Recession has damaged trust

The dynamic, post-recession business conditions are also throwing up serious challenges for managers when it comes to building trust. Andrew Kakabadse, professor of governance and leadership at Henley Business School, University of Reading, reckons many managers are displaying some of the right behaviours such as openness and transparency but fiercely competitive market conditions are hampering their efforts to build trust. “The scenario many managers face is being seen as inconsistent,” he says. “They may make claims at the beginning of the financial year about what organisations can expect but six months later everything has changed dramatically. It isn’t their fault but they then have to go back on their word and do something different.”
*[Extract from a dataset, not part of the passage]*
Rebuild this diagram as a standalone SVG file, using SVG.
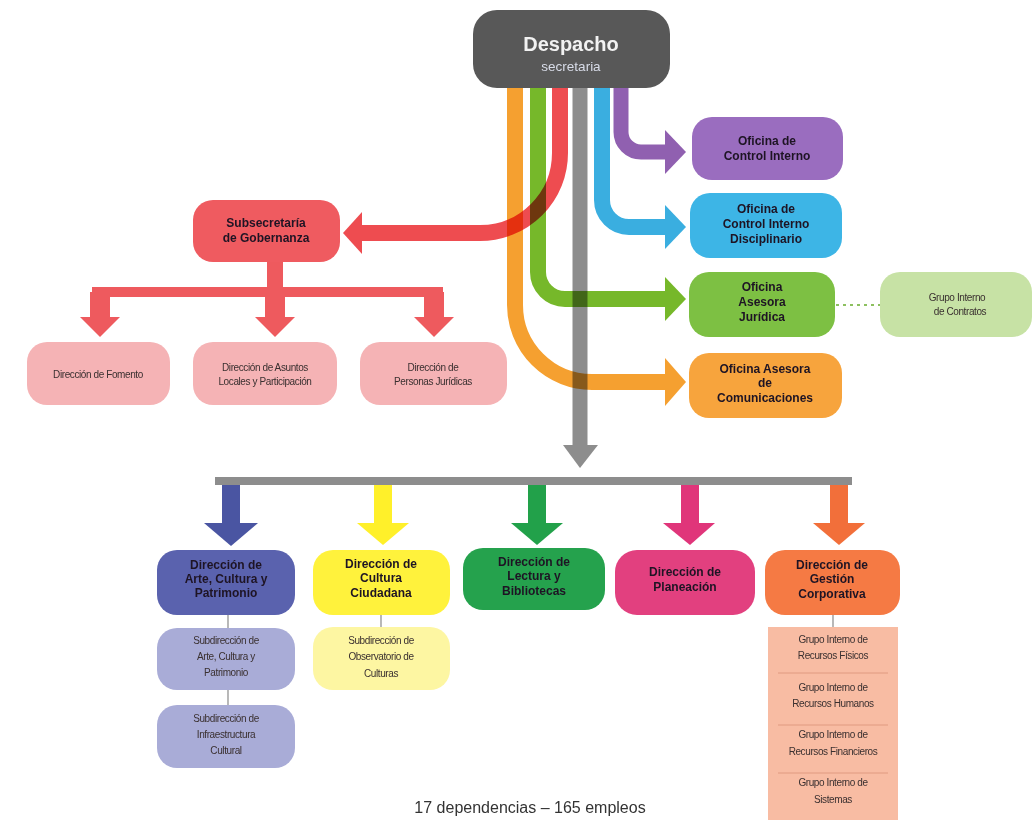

While many managers are authentic in themselves as characters, Professor Kakabadse says their behavioural patterns are inauthentic because they have to address changing sets of circumstances and critical dilemmas as well as put in place unexpected contingencies. “It’s not just behavioural any more, it’s circumstantial,” he explains.

Much of this is outside of a manager’s control and Professor Kakabadse continues they must develop an emotional toughness and resilience to deal with it but also remember that openness and transparency is vital. “All you can do is be as transparent about the market changes as possible. Managers and leaders must also work much harder at communication and communicate the challenges they are facing themselves. If the government introduces a new restriction that affects the market, explain it to the team. Regretfully, this is going to be the way of life for a while so managers must learn to live with it.”